Indeed, we are making good progress but most of it relates specifically to perceptual parts of the cortex-- the task of taking unstructured data and automatically learning meaningful, semantic encodings of it. It is about a change of description from raw to high-level. For example, taking a block of 32x32 pixel values between 0 and 1 and transforming this input to a higher-level description such as "there is stimulus number 3731 in this image." And if you were to inspect other 32x32 pixel regions that happen to get assigned stimulus id 3731, you could for example find that they are all images of faces.

This capability should not be extrapolated to the general task of intelligence. The above is achieved by mostly feed-forward, simply sigmoid functions from input to output, where the parameters are conveniently chosen according to the data. That is, there is absolutely no thinking involved.

The mind, an intelligence, is a process of combining many such high-level descriptions, deciding what to store, when, how, retrieving information from the past, representing context, deciding relevance, and overall loopy process of making sense of things. A deep network is much less ambitious, as it only aims to encode its input in more semantic representation, and it's interesting that it turns out that you can do a good job at that just by passing inputs through a few sigmoids. Moreover, as far as I'm aware, there are no obvious extensions that could make the same networks adapt to something more AI-like. Depending on your religion, you may think that simply introducing loops in these networks will do something similar, but that's controversial for now, and my personal view is that there's much more to it.

Overall, I found this article to be silly. There is no system that I'm currently aware of that I consider to be on a clearly promising path to Turing-like strong AI, and I wouldn't expect anything that can reliably convince people that it is human in the next 20 years at least. Chat bot is a syntactical joke.


I am current working on an algorithm for unsupervised grammar learning. Part of what made me change my mind about this, is that I realized that what is required to learn syntax of language is also what is required to learn semantic relationships between objects, based on this syntactic data. You just have to go up one level of abstraction.

I believe we are not too far from having algorithms, which can parse a natural language sentence into a semantic representation which link abstract concepts in a way that is powerful enough for e.g. question answering beyond just information retrieval (statistical guess work based on word frequencies). I am not so sure how or if we can build this into strong AI, though.


Please share more. You can't tease us like that and leave us hanging.


I posted some stuff above, but I am not sure how accessible it is for someone without a Machine Learning/NLP background.
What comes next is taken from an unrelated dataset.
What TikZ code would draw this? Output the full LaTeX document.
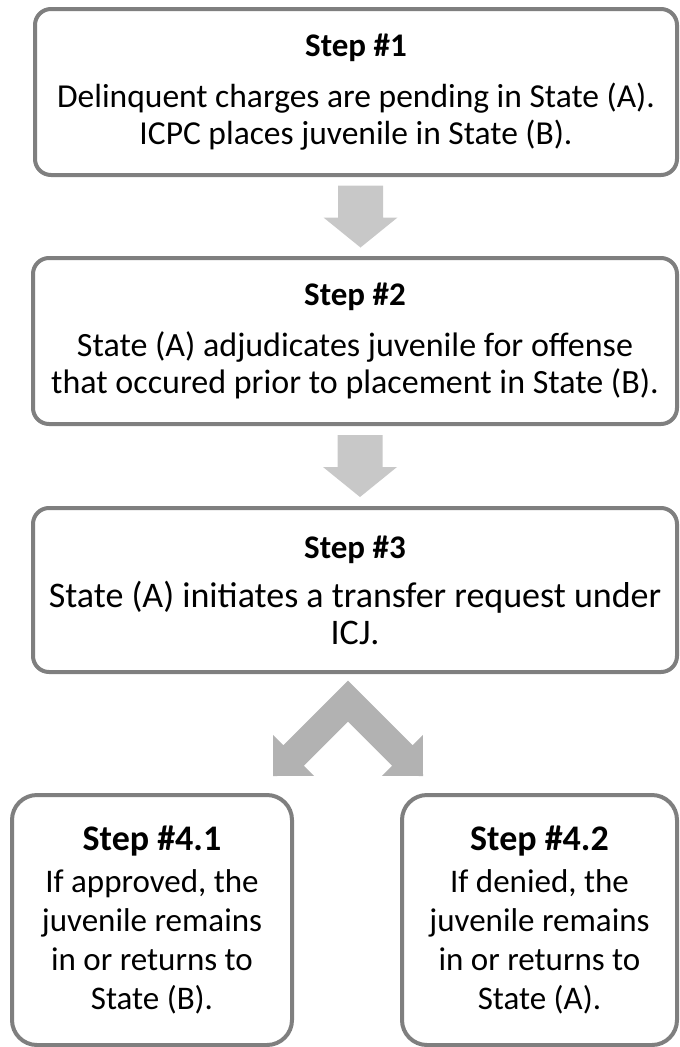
\documentclass[tikz,border=0pt]{standalone}
\usepackage{fontspec}
\setmainfont{Carlito}
\usepackage{tikz}
\usetikzlibrary{calc}
\definecolor{boxgray}{HTML}{7F7F7F}
\definecolor{arrowgray}{HTML}{C8C8C8}
\definecolor{forkgray}{HTML}{B2B2B2}

\tikzset{
  stepbox/.style={draw=boxgray,line width=4pt,rounded corners=16pt,fill=white,
    minimum width=644pt,minimum height=166pt,align=center,inner sep=0pt,
    font=\fontsize{34}{37}\selectfont},
  subbox/.style={draw=boxgray,line width=4pt,rounded corners=25pt,fill=white,
    minimum height=250pt,align=center,inner sep=0pt,
    font=\fontsize{33}{39}\selectfont}
}

\begin{document}
\begin{tikzpicture}[x=1pt,y=-1pt]
   \useasboundingbox (0,0) rectangle (680,1047);

   % upper steps
   \node[stepbox,minimum width=642pt,font=\fontsize{33.5}{37}\selectfont] (s1) at (356,92)
      {{\fontsize{33}{37}\selectfont\bfseries Step \#1}\\[14pt]Delinquent charges are pending in State (A).\\ICPC places juvenile in State (B).};
   \node[stepbox] (s2) at (355,341)
      {{\fontsize{33}{37}\selectfont\bfseries Step \#2}\\[14pt]State (A) adjudicates juvenile for offense\\that occured prior to placement in State (B).};
   \node[stepbox,minimum height=164pt,font=\fontsize{36}{37}\selectfont] (s3) at (355,590)
      {{\fontsize{33}{37}\selectfont\bfseries Step \#3}\\[12pt]State (A) initiates a transfer request under\\ICJ.};

   % outcomes
   \node[subbox,minimum width=280pt] (s41) at (152,920)
      {{\fontsize{36}{39}\selectfont\bfseries Step \#4.1}\\[3pt]If approved, the\\juvenile remains\\in or returns to\\State (B).};
   \node[subbox,minimum width=275pt] (s42) at (539.5,920)
      {{\fontsize{36}{39}\selectfont\bfseries Step \#4.2}\\[3pt]If denied, the\\juvenile remains\\in or returns to\\State (A).};

   % block arrows
   \fill[arrowgray,shift={($(s1.south)!0.5!(s2.north)+(5,0)$)}]
      (-22.5,-31) -- (22.5,-31) -- (22.5,1) -- (37,1) -- (0,31) -- (-37,1) -- (-22.5,1) -- cycle;
   \fill[arrowgray,shift={($(s2.south)!0.5!(s3.north)+(5,0)$)}]
      (-22.5,-31) -- (22.5,-31) -- (22.5,1) -- (37,1) -- (0,31) -- (-37,1) -- (-22.5,1) -- cycle;

   % fork to step 4.1 and 4.2
   \coordinate (fork) at ($(s3.south)+(-7,27)$);
   \fill[forkgray,shift={(fork)}]
      (0,-20.5) -- (-64.7,44.2) -- (-74.9,33.9) -- (-75,75) -- (-33.9,74.9) -- (-44.1,64.7)
      -- (0,20.5) -- (44.1,64.7) -- (33.9,74.9) -- (75,75) -- (74.9,33.9) -- (64.7,44.2) -- cycle;
\end{tikzpicture}
\end{document}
Maybe the Hinton Google talk is not too bad.

Here is another Google Talk (not really a recent development, though):

http://video.google.com/videoplay?docid=-7704388615049492068...

He is claiming that is missing for computers to understand humans is common sense in the form of a big ontology (database of relations between entities). I don't really agree that this is right approach, but might be interesting for you nonetheless.


> He is claiming that is missing for computers to understand humans is common sense in the form of a big ontology (database of relations between entities).

Doug Lenat claimed that in the 1980s and spent quite a while trying to build it (Cyc IIRC). What is different this time? ("We can do it now" is a perfectly reasonable answer.)


Yes, it's called Cyc and he's been busy building it since then. They have literally been inputting knowledge facts into a computer since the 80s. It's partially automatic by parsing text from the internet now. They had a goal in terms of number of rules that they set in the 80s, when they'd get intelligent behavior and he showed that they are getting close now.

The talk is from 2005 and it also two years back since I watched it, so I am not confident to summarize it. I was quite impressed when I watched it for the first time, though. I reason I brought it up is more, like "see what you could do with an ontology", then "this is what it should look like" or "an ontology is all you need".


I'm somewhat skeptical if AI can be built by extrapolating the Cyc project. At best we'll get a sophisticated QA bot. I feel that vision is central to human cognition, and the Cyc project seems to be all about relationships of words to words, without any relations to vision stuff, images and video.


No one is probably reading this, but ...

I like I said I mentioned Cyc more because it is interesting then anything else. However, I do believe words and local image parts are just cognitive concepts and they will eventually be handled using the same algorithms, see e.g. the Socher et.al. paper I referenced above.

However, I am not so sure how this fits together with planning and acting autonomously (which would fall under reinforcement learning). But I wasn't really talking about building strong AI, just building an AI which is strong enough to convince people it is human during a 30 minute conversation.


I read it. Thanks for taking the time to reply.


How do you explain the cognition of blind people?